Death and Grieving is sandwiched between Sex and Success. Does anyone think that a widow is going to get down on the floor to look for a book on death and grieving? How would she ever find the shelf? It’s not even alphabetized by subject. Terrible marketing. What is Barnes and Noble thinking?

A young man was perusing the shelves when I stopped by to check out Death and Grieving. (I knew the shelf existed somewhere in the upper right-hand corner of the store, so I was searching for it.) He turned his back to me while he scaned the pages in the book he had picked up. I tried to get closer to Death and Grieving without getting on my hands and knees.
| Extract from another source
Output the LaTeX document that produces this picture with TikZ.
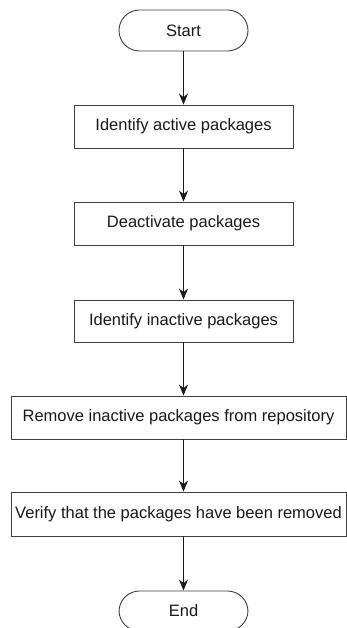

I certainly did not want him—or anyone else—to think I was stooping to check out Sex. I am not sure which of us was more ill at ease.

One essential part of a book proposal is an analysis of your book’s competition. Agents and editors want to know where the book will go on the shelves at Barnes and Noble. When I researched Books in Print and the Amazon best-seller lists, I confirmed my suspicions—there are few books out there for widows (all 11 million of us) and even fewer recently published ones that have sold well.

No wonder books on grief aren’t selling. No one can find them between Sex and Success.

And just possibly Barnes and Noble sales would improve (WSJ reported here on the bookseller’s declining sales last week) if they arranged and displayed books in some sort of logical fashion for real people.